● **Challenge**
Below this line is a listing that includes pictures. Copy exactly, and only, the lines from the one containing "Rebuild this chart" through the one containing "import * as"; the pictures do not go in the copy.

+ + +

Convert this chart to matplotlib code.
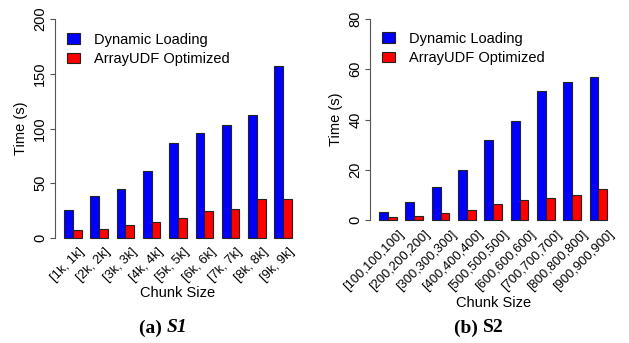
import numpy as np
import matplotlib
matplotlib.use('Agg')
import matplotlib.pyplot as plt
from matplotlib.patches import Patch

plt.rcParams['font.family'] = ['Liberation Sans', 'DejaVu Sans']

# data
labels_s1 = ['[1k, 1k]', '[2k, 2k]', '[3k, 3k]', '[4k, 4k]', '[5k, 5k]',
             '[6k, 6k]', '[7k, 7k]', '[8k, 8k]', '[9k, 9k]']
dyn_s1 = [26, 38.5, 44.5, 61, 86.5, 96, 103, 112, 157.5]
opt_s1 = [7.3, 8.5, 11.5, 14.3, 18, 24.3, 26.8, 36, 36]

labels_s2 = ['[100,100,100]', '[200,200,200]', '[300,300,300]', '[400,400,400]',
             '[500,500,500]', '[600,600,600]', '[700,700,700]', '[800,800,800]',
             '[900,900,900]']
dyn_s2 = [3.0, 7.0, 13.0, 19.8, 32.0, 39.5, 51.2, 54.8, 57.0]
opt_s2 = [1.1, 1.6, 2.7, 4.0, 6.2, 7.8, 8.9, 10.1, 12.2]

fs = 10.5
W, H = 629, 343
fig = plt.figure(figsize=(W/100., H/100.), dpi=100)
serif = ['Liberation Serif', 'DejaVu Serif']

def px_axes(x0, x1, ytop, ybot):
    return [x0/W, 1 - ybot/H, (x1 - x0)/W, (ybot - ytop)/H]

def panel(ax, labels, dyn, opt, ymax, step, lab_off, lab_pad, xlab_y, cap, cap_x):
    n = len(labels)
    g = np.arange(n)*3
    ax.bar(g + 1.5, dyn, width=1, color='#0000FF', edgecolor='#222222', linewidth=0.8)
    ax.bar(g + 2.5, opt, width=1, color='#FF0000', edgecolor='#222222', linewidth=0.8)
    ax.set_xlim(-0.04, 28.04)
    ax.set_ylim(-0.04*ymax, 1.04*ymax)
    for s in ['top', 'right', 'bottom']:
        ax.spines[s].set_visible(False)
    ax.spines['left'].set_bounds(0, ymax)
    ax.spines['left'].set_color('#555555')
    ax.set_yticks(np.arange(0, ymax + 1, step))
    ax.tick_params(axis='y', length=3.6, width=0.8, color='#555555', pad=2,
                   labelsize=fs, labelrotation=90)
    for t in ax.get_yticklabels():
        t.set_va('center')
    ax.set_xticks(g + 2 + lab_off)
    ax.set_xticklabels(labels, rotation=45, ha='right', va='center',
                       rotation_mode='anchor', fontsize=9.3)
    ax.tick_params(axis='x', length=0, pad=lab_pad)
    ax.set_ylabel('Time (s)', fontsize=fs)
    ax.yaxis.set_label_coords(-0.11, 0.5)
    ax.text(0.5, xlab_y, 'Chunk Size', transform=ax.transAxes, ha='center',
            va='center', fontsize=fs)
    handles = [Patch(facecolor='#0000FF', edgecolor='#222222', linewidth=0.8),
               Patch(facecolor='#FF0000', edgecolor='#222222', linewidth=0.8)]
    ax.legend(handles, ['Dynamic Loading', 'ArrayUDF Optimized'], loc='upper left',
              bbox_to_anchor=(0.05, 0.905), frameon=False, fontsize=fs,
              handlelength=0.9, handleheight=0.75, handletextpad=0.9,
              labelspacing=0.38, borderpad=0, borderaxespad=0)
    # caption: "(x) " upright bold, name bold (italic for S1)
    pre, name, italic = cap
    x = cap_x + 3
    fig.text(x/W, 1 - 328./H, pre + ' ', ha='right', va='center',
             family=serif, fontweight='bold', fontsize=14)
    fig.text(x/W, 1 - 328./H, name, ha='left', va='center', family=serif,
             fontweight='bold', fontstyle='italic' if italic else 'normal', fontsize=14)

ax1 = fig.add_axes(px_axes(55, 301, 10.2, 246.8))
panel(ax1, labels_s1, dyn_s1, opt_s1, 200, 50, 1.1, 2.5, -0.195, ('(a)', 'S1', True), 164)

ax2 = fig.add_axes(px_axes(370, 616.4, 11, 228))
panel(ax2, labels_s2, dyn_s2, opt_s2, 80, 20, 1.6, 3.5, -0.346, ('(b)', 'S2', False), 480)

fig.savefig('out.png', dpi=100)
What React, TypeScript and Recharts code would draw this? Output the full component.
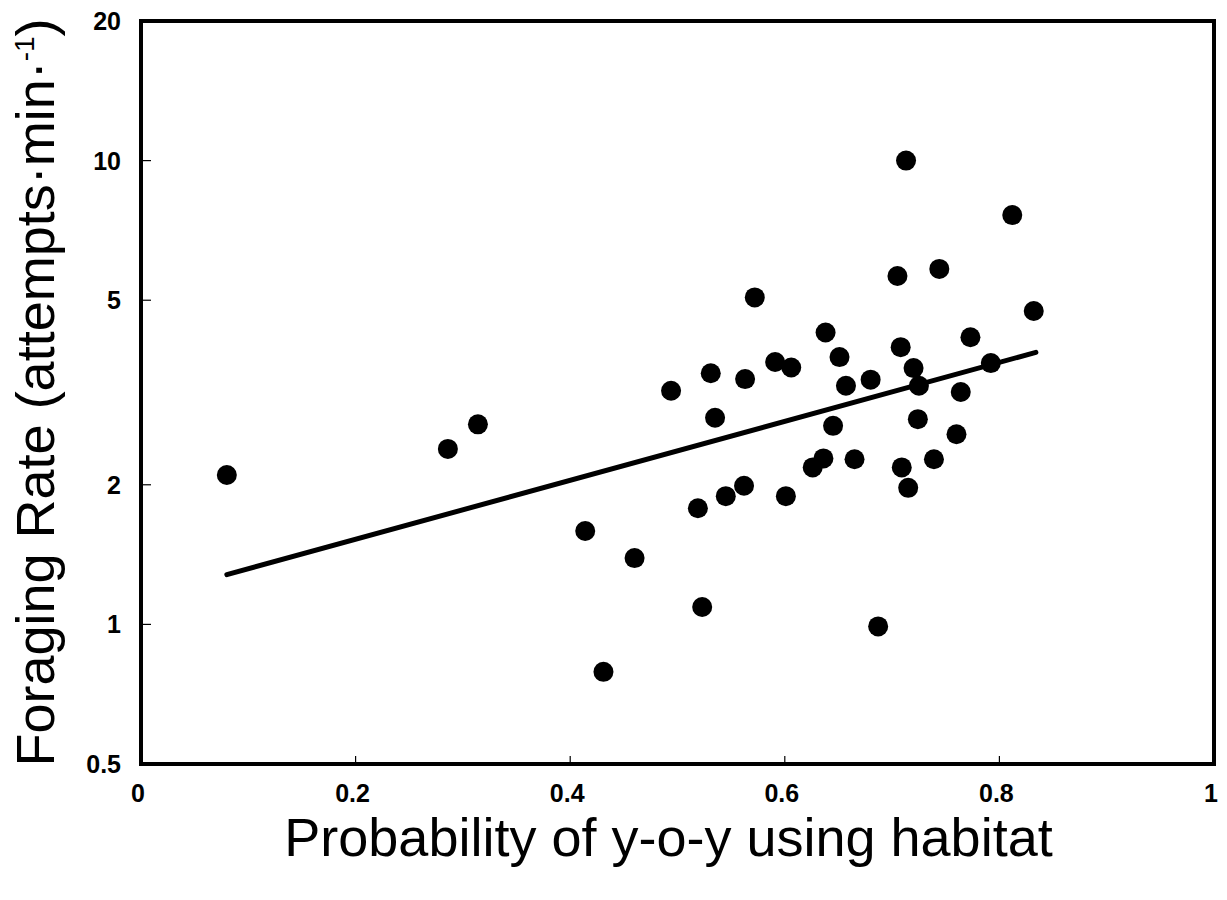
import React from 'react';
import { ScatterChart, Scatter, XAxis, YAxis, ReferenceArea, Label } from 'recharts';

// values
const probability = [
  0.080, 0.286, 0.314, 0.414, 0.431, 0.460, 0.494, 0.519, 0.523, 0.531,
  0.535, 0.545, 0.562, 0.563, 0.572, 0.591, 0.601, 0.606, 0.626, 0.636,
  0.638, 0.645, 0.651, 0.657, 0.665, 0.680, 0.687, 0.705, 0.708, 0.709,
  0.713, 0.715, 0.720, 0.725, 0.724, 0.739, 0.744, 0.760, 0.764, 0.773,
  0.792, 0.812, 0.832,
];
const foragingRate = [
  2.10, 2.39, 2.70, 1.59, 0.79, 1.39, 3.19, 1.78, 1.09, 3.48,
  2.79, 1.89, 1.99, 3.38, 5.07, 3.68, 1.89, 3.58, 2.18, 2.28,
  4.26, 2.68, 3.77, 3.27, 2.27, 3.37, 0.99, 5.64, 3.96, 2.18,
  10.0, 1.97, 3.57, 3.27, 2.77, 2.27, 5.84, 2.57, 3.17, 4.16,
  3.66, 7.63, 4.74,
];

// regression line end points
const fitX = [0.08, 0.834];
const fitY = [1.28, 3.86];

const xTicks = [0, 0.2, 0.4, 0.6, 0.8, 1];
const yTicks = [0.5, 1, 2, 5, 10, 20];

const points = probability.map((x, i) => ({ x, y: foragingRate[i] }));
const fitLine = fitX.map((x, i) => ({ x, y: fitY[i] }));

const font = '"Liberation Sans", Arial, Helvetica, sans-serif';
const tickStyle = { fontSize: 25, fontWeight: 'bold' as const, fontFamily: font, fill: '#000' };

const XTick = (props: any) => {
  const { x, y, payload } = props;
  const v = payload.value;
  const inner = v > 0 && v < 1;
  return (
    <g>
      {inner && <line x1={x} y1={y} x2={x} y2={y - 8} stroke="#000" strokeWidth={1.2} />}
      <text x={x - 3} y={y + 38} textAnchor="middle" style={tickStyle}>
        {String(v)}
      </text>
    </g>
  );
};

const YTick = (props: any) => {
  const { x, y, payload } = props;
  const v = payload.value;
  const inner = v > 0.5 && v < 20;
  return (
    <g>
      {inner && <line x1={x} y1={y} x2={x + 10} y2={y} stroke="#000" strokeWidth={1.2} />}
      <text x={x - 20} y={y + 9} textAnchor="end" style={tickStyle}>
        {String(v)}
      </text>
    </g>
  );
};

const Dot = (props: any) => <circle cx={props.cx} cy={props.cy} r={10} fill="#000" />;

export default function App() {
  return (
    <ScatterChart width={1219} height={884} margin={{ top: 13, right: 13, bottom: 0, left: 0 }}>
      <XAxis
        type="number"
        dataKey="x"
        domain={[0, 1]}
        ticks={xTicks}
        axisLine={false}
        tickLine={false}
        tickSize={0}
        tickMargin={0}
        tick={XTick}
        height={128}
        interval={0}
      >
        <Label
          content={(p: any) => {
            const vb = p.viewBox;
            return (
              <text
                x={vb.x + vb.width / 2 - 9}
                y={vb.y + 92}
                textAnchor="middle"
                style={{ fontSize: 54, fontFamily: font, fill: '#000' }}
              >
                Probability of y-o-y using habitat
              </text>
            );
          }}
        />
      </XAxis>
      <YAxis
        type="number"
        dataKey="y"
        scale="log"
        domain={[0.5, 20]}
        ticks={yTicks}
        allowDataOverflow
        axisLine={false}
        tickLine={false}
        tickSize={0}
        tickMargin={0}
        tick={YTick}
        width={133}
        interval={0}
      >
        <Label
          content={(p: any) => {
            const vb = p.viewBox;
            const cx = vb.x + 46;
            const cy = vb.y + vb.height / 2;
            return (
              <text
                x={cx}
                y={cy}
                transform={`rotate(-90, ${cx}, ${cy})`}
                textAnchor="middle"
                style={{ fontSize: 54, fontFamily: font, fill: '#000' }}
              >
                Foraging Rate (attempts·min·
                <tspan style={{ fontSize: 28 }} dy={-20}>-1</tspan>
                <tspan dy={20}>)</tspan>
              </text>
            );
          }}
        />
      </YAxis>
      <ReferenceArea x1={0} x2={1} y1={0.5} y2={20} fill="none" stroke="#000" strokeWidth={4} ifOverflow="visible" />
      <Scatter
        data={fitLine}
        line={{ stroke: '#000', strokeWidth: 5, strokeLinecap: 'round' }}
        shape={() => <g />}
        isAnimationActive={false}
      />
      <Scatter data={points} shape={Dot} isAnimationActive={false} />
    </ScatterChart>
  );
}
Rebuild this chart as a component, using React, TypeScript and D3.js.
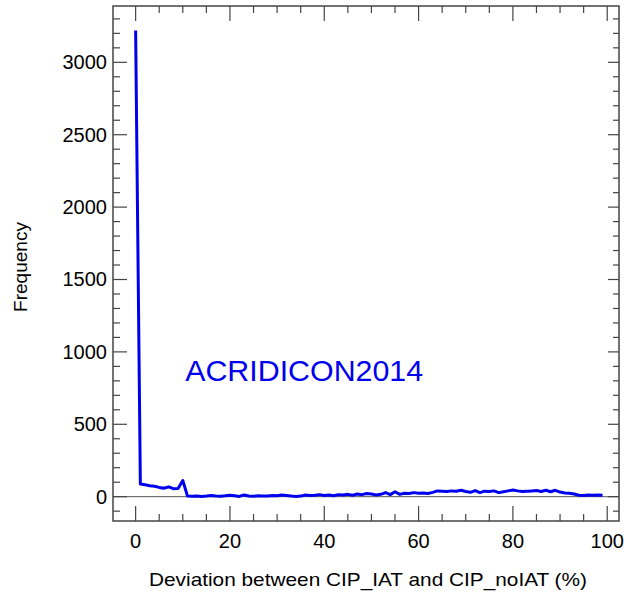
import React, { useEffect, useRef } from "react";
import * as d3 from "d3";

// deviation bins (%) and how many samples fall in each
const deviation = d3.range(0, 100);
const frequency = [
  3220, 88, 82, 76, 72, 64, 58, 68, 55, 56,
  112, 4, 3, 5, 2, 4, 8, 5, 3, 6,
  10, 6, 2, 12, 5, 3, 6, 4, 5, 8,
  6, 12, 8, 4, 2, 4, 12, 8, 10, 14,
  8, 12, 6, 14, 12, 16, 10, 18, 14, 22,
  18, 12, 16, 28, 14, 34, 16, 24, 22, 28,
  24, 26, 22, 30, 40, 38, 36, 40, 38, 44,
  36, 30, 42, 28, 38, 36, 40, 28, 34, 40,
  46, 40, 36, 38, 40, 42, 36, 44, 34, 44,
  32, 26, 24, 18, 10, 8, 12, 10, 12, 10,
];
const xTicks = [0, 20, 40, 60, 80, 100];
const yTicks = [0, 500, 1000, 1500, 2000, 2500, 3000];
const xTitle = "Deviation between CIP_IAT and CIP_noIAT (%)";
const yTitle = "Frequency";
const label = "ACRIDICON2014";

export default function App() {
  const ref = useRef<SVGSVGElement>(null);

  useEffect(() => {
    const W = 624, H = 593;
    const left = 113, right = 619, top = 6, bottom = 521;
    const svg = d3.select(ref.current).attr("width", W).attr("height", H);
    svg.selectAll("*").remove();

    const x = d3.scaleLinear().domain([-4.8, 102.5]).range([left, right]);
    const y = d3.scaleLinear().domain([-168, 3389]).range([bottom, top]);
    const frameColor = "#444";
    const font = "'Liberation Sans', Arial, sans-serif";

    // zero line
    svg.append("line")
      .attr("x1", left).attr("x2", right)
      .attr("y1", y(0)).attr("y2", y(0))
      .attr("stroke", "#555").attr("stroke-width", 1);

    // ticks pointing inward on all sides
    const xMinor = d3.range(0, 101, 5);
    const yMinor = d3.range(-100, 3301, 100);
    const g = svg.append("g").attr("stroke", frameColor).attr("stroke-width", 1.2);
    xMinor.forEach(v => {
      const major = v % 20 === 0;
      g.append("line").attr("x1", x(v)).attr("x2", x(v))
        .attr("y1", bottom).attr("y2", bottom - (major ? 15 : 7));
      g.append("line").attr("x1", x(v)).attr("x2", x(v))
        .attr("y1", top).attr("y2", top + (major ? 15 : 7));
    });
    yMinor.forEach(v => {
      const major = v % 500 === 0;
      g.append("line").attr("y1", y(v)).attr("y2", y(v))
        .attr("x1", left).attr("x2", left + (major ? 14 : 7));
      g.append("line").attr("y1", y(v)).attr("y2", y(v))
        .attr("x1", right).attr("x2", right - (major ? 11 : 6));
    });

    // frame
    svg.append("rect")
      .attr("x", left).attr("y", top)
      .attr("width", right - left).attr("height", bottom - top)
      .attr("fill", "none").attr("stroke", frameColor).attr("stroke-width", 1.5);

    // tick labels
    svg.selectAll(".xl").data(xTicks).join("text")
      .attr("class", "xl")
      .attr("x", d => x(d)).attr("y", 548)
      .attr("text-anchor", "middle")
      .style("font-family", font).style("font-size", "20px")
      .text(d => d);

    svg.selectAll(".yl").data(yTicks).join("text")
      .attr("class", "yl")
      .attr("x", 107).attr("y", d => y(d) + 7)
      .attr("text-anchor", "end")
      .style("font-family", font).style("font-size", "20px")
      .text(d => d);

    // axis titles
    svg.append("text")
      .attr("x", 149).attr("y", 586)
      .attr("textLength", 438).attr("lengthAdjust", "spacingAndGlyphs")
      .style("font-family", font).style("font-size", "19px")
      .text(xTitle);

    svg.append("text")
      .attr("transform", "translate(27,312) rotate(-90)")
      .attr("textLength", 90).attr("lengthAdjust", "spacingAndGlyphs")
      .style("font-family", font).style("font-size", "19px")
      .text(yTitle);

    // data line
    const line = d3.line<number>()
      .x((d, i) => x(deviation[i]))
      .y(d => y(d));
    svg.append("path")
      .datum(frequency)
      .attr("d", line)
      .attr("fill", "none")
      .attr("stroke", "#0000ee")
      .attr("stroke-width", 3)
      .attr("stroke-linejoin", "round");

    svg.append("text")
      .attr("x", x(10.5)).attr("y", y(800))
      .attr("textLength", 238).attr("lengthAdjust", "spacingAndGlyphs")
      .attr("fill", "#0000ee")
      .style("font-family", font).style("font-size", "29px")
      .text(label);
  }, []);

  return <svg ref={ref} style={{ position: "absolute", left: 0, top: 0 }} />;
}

+ + +

● **Solution**
Rebuild this chart as a component, using React, TypeScript and D3.js.
import React, { useEffect, useRef } from "react";
import * as d3 from "d3";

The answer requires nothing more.